TASK INSTRUCTIONS –
Retype, exactly as they stand, the lines from the start of the data to the line that contains "(0,0) rectangle (1106,-644);", both ends included. Leave the pictures out.

DATA EXTRACT –
____________
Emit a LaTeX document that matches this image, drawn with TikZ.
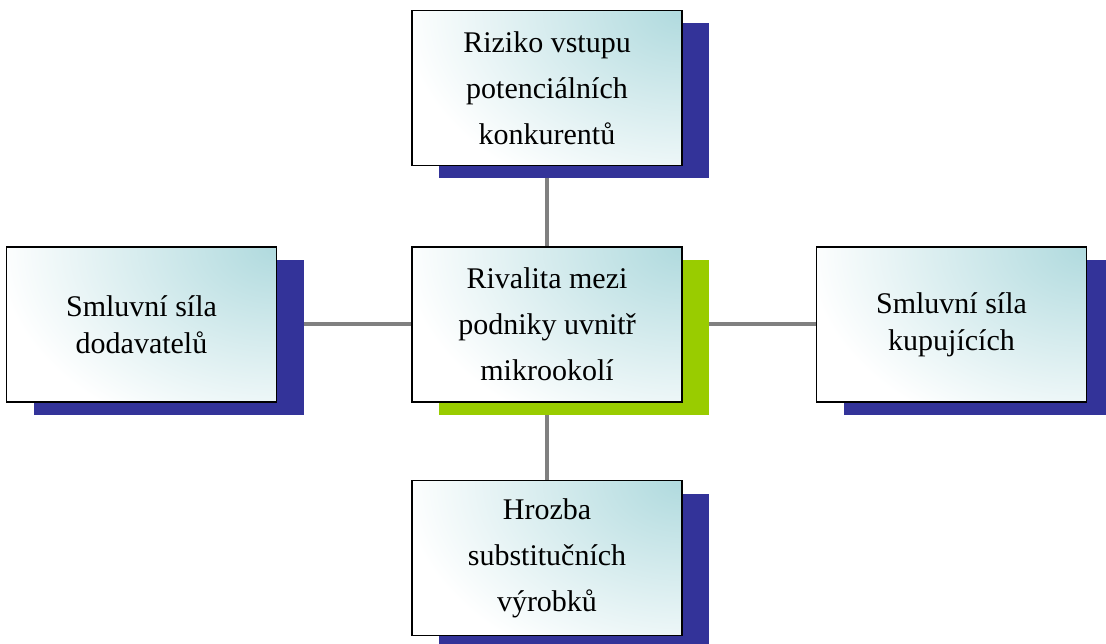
\documentclass[tikz,border=0pt]{standalone}
\usepackage{fontspec}
\setmainfont{Liberation Serif}
\usetikzlibrary{positioning,shadows,backgrounds}
\definecolor{boxteal}{RGB}{176,218,222}
\definecolor{shadowblue}{RGB}{51,51,153}
\definecolor{shadowgreen}{RGB}{153,204,0}
\definecolor{linkgrey}{RGB}{128,128,128}
\tikzset{
  force/.style={
    draw=black,
    line width=1.5pt,
    align=center,
    minimum width=270pt,
    minimum height=155pt,
    inner sep=0pt,
    font=\fontsize{30}{46}\selectfont,
    fill=white,
    path picture={
      \shade[inner color=boxteal, outer color=white]
        (path picture bounding box.north east) ellipse [x radius=280pt, y radius=200pt];
    }
  },
  outer/.style={
    force,
    drop shadow={shadow xshift=27pt, shadow yshift=-13pt, fill=shadowblue, draw=none, opacity=1}
  },
  inner/.style={
    force,
    drop shadow={shadow xshift=27pt, shadow yshift=-13pt, fill=shadowgreen, draw=none, opacity=1}
  },
  link/.style={draw=linkgrey, line width=4pt},
}

\begin{document}
\begin{tikzpicture}[x=1pt, y=1pt]
\useasboundingbox (0,0) rectangle (1106,-644);

% Rivalry in the middle, the four forces around it
\node[inner] (rivalry) at (547,-324.5) {Rivalita mezi\\podniky uvnitř\\mikrookolí};
\node[outer, above=80pt of rivalry] (entrants) {Riziko vstupu\\potenciálních\\konkurentů};
\node[outer, below=77pt of rivalry] (substitutes) {Hrozba\\substitučních\\výrobků};
\node[outer, left=134pt of rivalry, font=\fontsize{30}{37}\selectfont] (suppliers) {Smluvní síla\\dodavatelů};
\node[outer, right=133pt of rivalry, font=\fontsize{30}{37}\selectfont] (buyers) {Smluvní síla\\kupujících};

% Links sit behind the shadows
\begin{scope}[on background layer]
  \draw[link] (entrants) -- (rivalry);
  \draw[link] (rivalry) -- (substitutes);
  \draw[link] (suppliers) -- (rivalry);
  \draw[link] (rivalry) -- (buyers);
\end{scope}

\end{tikzpicture}
\end{document}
____________
REPLY TO THE EXERCISE –
Emit a LaTeX document that matches this image, drawn with TikZ.
\documentclass[tikz,border=0pt]{standalone}
\usepackage{fontspec}
\setmainfont{Liberation Serif}
\usetikzlibrary{positioning,shadows,backgrounds}
\definecolor{boxteal}{RGB}{176,218,222}
\definecolor{shadowblue}{RGB}{51,51,153}
\definecolor{shadowgreen}{RGB}{153,204,0}
\definecolor{linkgrey}{RGB}{128,128,128}
\tikzset{
  force/.style={
    draw=black,
    line width=1.5pt,
    align=center,
    minimum width=270pt,
    minimum height=155pt,
    inner sep=0pt,
    font=\fontsize{30}{46}\selectfont,
    fill=white,
    path picture={
      \shade[inner color=boxteal, outer color=white]
        (path picture bounding box.north east) ellipse [x radius=280pt, y radius=200pt];
    }
  },
  outer/.style={
    force,
    drop shadow={shadow xshift=27pt, shadow yshift=-13pt, fill=shadowblue, draw=none, opacity=1}
  },
  inner/.style={
    force,
    drop shadow={shadow xshift=27pt, shadow yshift=-13pt, fill=shadowgreen, draw=none, opacity=1}
  },
  link/.style={draw=linkgrey, line width=4pt},
}

\begin{document}
\begin{tikzpicture}[x=1pt, y=1pt]
\useasboundingbox (0,0) rectangle (1106,-644);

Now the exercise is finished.